You can look on sequences like the ones featuring Ruby, or Zorg’s James-Bond-meets-John-Woo demonstration of a particularly destructive piece of weaponry, as diversionary tactics meant to distract our attention from the fact that there’s hardly any story here. But I’ve got a soft spot in my heart for an action movie that has the temerity to stop its action dead while a tubular blue diva sings a Donizetti aria on an orbiting luxury liner. The Fifth Element has a lot going for it, including a refreshing lack of Hollywood-style wisecracks and a florid sense of wonder. Like Mars Attacks!, it has the reckless feel of a movie financed by deep-pocketed corporate parents (Sony fronted $25 million) who weren’t really sure what their precocious director was up to.
But for all his visual audacity, Besson’s philosophy as demonstrated here verges on the facile. The very conclusion requires a manifestation of passion that seems unprecedented and unlikely — ah, the hazards of underdeveloped characters. Let’s just say that Leeloo has to be convinced to help save this wretched planet with considerably more aplomb than it might take simply to get her into the sack, and I don’t for a minute believe that Korben was up to either task.

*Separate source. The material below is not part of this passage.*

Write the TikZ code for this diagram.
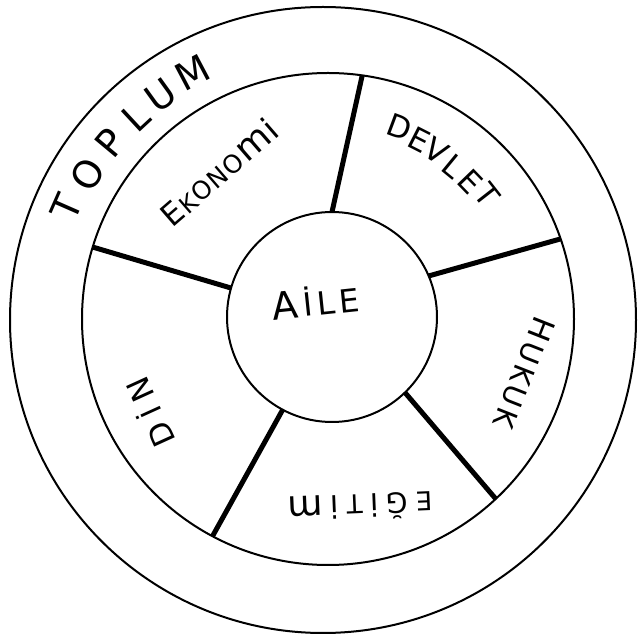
\documentclass[tikz,border=0pt]{standalone}
\usepackage{fontspec}
\setmainfont{DejaVu Sans}
\usetikzlibrary{calc}
\newcommand\arcl[6]{\node[inner sep=0pt, font=\fontsize{#5}{#5}\selectfont, rotate=#2-90] (#6) at ($(#1)+(#2:#3)$) {#4};}
\newcommand\fs[2]{{\fontsize{#1}{#1}\selectfont #2}}
\begin{document}
\begin{tikzpicture}[x=1pt,y=1pt,
  ring/.style={draw, circle, line width=2pt, inner sep=0pt, outer sep=0pt},
  spoke/.style={line width=5pt},
  word/.style={inner sep=0pt}]
\useasboundingbox (0,0) rectangle (638,635);
\node[ring, minimum size=626pt] (outer) at (323,315) {};
\node[ring, minimum size=492pt] (mid) at (328,316) {};
\node[ring, minimum size=210pt] (inner) at (332,318) {};
\coordinate (c) at (328,316);
\coordinate (co) at (323,315);
% spokes
\draw[spoke] (inner.90) -- (mid.82);
\draw[spoke] (inner.23) -- (mid.19);
\draw[spoke] (inner.-46) -- (mid.-47);
\draw[spoke] (inner.-118) -- (mid.-118);
\draw[spoke] (inner.164) -- (mid.163);
% TOPLUM (curved)
\arcl{co}{156.3}{280}{T}{38}{t1}
\arcl{co}{148.4}{277}{O}{38}{t2}
\arcl{co}{140.2}{277}{P}{38}{t3}
\arcl{co}{132.8}{276}{L}{38}{t4}
\arcl{co}{125.8}{277}{U}{38}{t5}
\arcl{co}{117.8}{280}{M}{38}{t6}
% DEVLET (curved)
\arcl{c}{69.5}{205}{D}{31}{d1}
\arcl{c}{63.0}{201}{E}{31}{d2}
\arcl{c}{57.0}{200}{V}{31}{d3}
\arcl{c}{50.6}{198}{L}{31}{d4}
\arcl{c}{44.0}{198}{E}{31}{d5}
\arcl{c}{38.0}{202}{T}{31}{d6}
% EKONOMi
\node[word, rotate=40.9] (ekonomi) at (219,463)
  {\fs{31}{E}\hspace{1.1pt}\fs{24}{K}\hspace{1.1pt}\fs{25}{O}\hspace{1.1pt}\fs{25}{N}\hspace{1.1pt}\fs{25}{O}\hspace{1.1pt}\fs{36}{m}\hspace{1.1pt}\fs{33}{i}};
% HUKUK
\node[word, rotate=-111.5] (hukuk) at (524,262)
  {\fs{31}{H}\hspace{3.2pt}\fs{29}{U}\hspace{3.2pt}\fs{29}{K}\hspace{3.2pt}\fs{29}{U}\hspace{3.2pt}\fs{29}{K}};
% EGiTim
\node[word, rotate=182.4] (egitim) at (360,128)
  {\fs{26}{E}\hspace{7.7pt}\fs{28}{Ğ}\hspace{7.7pt}\fs{31}{i}\hspace{7.7pt}\fs{26}{T}\hspace{7.7pt}\fs{31}{i}\hspace{7.7pt}\fs{36}{m}};
% DIN
\node[word, rotate=114.5] (din) at (149,222)
  {\fs{31}{D}\hspace{9pt}\fs{29}{İ}\hspace{9pt}\fs{31}{N}};
% AILE
\node[word, rotate=6] (aile) at (316,334)
  {\fs{38}{A}\hspace{4.7pt}\fs{32}{İ}\hspace{4.7pt}\fs{32}{L}\hspace{4.7pt}\fs{32}{E}};
\end{tikzpicture}
\end{document}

If The Fifth Element falls into the trap of all-you-need-is-love dopiness, that’s head and shoulders above the dopiness that we usually get from Hollywood blockbusters. Much grumbling has been heard about the absurdity of a pouty supermodel helping save the planet — but consider that at least two recent science fiction films have featured the similar appearance of mysterious, conspicuously naked women. In Tobe Hooper’s Lifeforce, knockout model Mathilda May seduced men with a mere gaze before sucking their souls out through their mouths (bummer!), and in the dorky Species, knockout model Natasha Henstridge put the make on average joes before dispatching them in gruesome, tongue-through-the-skull fashion. As usual, the message seemed to be that a beautiful woman is not to be trusted, particularly if she takes her shirt off.

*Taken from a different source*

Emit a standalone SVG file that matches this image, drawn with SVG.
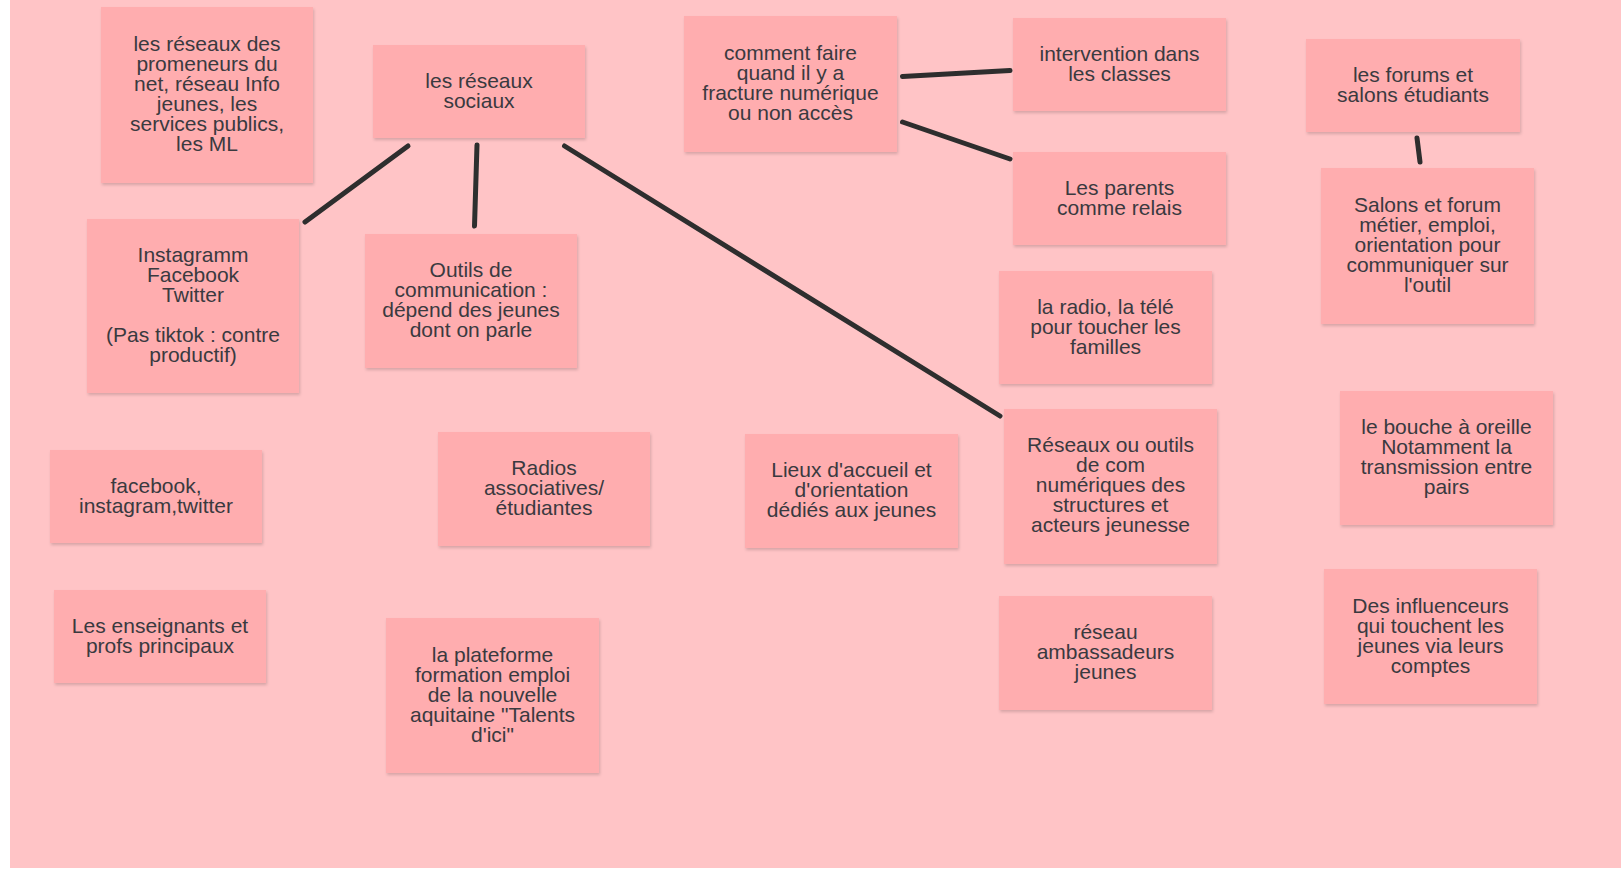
<svg xmlns="http://www.w3.org/2000/svg" width="1621" height="869" viewBox="0 0 1621 869">
<defs>
<filter id="sh" x="-10%" y="-10%" width="120%" height="125%">
<feDropShadow dx="1" dy="2" stdDeviation="1.5" flood-color="#000" flood-opacity="0.16"/>
</filter>
<style>
.bg{fill:#FFC4C6}
.note{fill:#FFADAF;filter:url(#sh)}
.t{font-family:"Liberation Sans",Arial,sans-serif;font-size:21px;fill:#3a3a3f;text-anchor:middle}
.c{stroke:#2e2e2e;stroke-width:5;stroke-linecap:round;fill:none}
</style>
</defs>
<rect x="0" y="0" width="1621" height="869" fill="#ffffff"/>
<rect class="bg" x="10" y="0" width="1611" height="868"/>

<g id="connectors">
<line class="c" x1="408" y1="146" x2="305" y2="222"/>
<line class="c" x1="477" y1="145" x2="474.5" y2="226"/>
<line class="c" x1="564.5" y1="146" x2="1000" y2="416"/>
<line class="c" x1="902.5" y1="76.5" x2="1010" y2="70.5"/>
<line class="c" x1="902.5" y1="122" x2="1010" y2="159"/>
<line class="c" x1="1417" y1="138" x2="1420" y2="162"/>
</g>

<g id="n1"><rect class="note" x="101" y="7" width="212" height="176"/>
<text class="t" y="51"><tspan x="207">les réseaux des</tspan><tspan x="207" dy="20">promeneurs du</tspan><tspan x="207" dy="20">net, réseau Info</tspan><tspan x="207" dy="20">jeunes, les</tspan><tspan x="207" dy="20">services publics,</tspan><tspan x="207" dy="20">les ML</tspan></text></g>

<g id="n2"><rect class="note" x="373" y="45" width="212" height="93"/>
<text class="t" y="87.5"><tspan x="479">les réseaux</tspan><tspan x="479" dy="20">sociaux</tspan></text></g>

<g id="n3"><rect class="note" x="684" y="16" width="213" height="136"/>
<text class="t" y="60"><tspan x="790.5">comment faire</tspan><tspan x="790.5" dy="20">quand il y a</tspan><tspan x="790.5" dy="20">fracture numérique</tspan><tspan x="790.5" dy="20">ou non accès</tspan></text></g>

<g id="n4"><rect class="note" x="1013" y="18" width="213" height="93"/>
<text class="t" y="60.5"><tspan x="1119.5">intervention dans</tspan><tspan x="1119.5" dy="20">les classes</tspan></text></g>

<g id="n5"><rect class="note" x="1306" y="39" width="214" height="93"/>
<text class="t" y="81.5"><tspan x="1413">les forums et</tspan><tspan x="1413" dy="20">salons étudiants</tspan></text></g>

<g id="n6"><rect class="note" x="87" y="219" width="212" height="174"/>
<text class="t" y="262"><tspan x="193">Instagramm</tspan><tspan x="193" dy="20">Facebook</tspan><tspan x="193" dy="20">Twitter</tspan><tspan x="193" dy="40">(Pas tiktok : contre</tspan><tspan x="193" dy="20">productif)</tspan></text></g>

<g id="n7"><rect class="note" x="365" y="234" width="212" height="134"/>
<text class="t" y="277"><tspan x="471">Outils de</tspan><tspan x="471" dy="20">communication :</tspan><tspan x="471" dy="20">dépend des jeunes</tspan><tspan x="471" dy="20">dont on parle</tspan></text></g>

<g id="n8"><rect class="note" x="1013" y="152" width="213" height="93"/>
<text class="t" y="194.5"><tspan x="1119.5">Les parents</tspan><tspan x="1119.5" dy="20">comme relais</tspan></text></g>

<g id="n9"><rect class="note" x="1321" y="168" width="213" height="156"/>
<text class="t" y="212"><tspan x="1427.5">Salons et forum</tspan><tspan x="1427.5" dy="20">métier, emploi,</tspan><tspan x="1427.5" dy="20">orientation pour</tspan><tspan x="1427.5" dy="20">communiquer sur</tspan><tspan x="1427.5" dy="20">l'outil</tspan></text></g>

<g id="n10"><rect class="note" x="999" y="271" width="213" height="113"/>
<text class="t" y="313.5"><tspan x="1105.5">la radio, la télé</tspan><tspan x="1105.5" dy="20">pour toucher les</tspan><tspan x="1105.5" dy="20">familles</tspan></text></g>

<g id="n11"><rect class="note" x="50" y="450" width="212" height="93"/>
<text class="t" y="492.5"><tspan x="156">facebook,</tspan><tspan x="156" dy="20">instagram,twitter</tspan></text></g>

<g id="n12"><rect class="note" x="438" y="432" width="212" height="114"/>
<text class="t" y="475"><tspan x="544">Radios</tspan><tspan x="544" dy="20">associatives/</tspan><tspan x="544" dy="20">étudiantes</tspan></text></g>

<g id="n13"><rect class="note" x="745" y="434" width="213" height="114"/>
<text class="t" y="477"><tspan x="851.5">Lieux d'accueil et</tspan><tspan x="851.5" dy="20">d'orientation</tspan><tspan x="851.5" dy="20">dédiés aux jeunes</tspan></text></g>

<g id="n14"><rect class="note" x="1004" y="409" width="213" height="155"/>
<text class="t" y="452"><tspan x="1110.5">Réseaux ou outils</tspan><tspan x="1110.5" dy="20">de com</tspan><tspan x="1110.5" dy="20">numériques des</tspan><tspan x="1110.5" dy="20">structures et</tspan><tspan x="1110.5" dy="20">acteurs jeunesse</tspan></text></g>

<g id="n15"><rect class="note" x="1340" y="391" width="213" height="134"/>
<text class="t" y="434"><tspan x="1446.5">le bouche à oreille</tspan><tspan x="1446.5" dy="20">Notamment la</tspan><tspan x="1446.5" dy="20">transmission entre</tspan><tspan x="1446.5" dy="20">pairs</tspan></text></g>

<g id="n16"><rect class="note" x="54" y="590" width="212" height="93"/>
<text class="t" y="632.5"><tspan x="160">Les enseignants et</tspan><tspan x="160" dy="20">profs principaux</tspan></text></g>

<g id="n17"><rect class="note" x="386" y="618" width="213" height="155"/>
<text class="t" y="661.5"><tspan x="492.5">la plateforme</tspan><tspan x="492.5" dy="20">formation emploi</tspan><tspan x="492.5" dy="20">de la nouvelle</tspan><tspan x="492.5" dy="20">aquitaine "Talents</tspan><tspan x="492.5" dy="20">d'ici"</tspan></text></g>

<g id="n18"><rect class="note" x="999" y="596" width="213" height="114"/>
<text class="t" y="639"><tspan x="1105.5">réseau</tspan><tspan x="1105.5" dy="20">ambassadeurs</tspan><tspan x="1105.5" dy="20">jeunes</tspan></text></g>

<g id="n19"><rect class="note" x="1324" y="569" width="213" height="135"/>
<text class="t" y="612.5"><tspan x="1430.5">Des influenceurs</tspan><tspan x="1430.5" dy="20">qui touchent les</tspan><tspan x="1430.5" dy="20">jeunes via leurs</tspan><tspan x="1430.5" dy="20">comptes</tspan></text></g>
</svg>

In contrast to those poison fables, The Fifth Element is like a vitamin. If Jovovich’s fabulous babe is an equally naive product of Besson’s imagination, perhaps we can give him the benefit of the doubt and consider it hopelessly romantic rather than childish. Korben has found the most beautiful woman on the planet, and wants to embrace her, care for her, and help give meaning to her life (and his). In the course of his caring for her, they save the world. As $90 million adolescent fantasies go, this is a hell of a lot less destructive than most.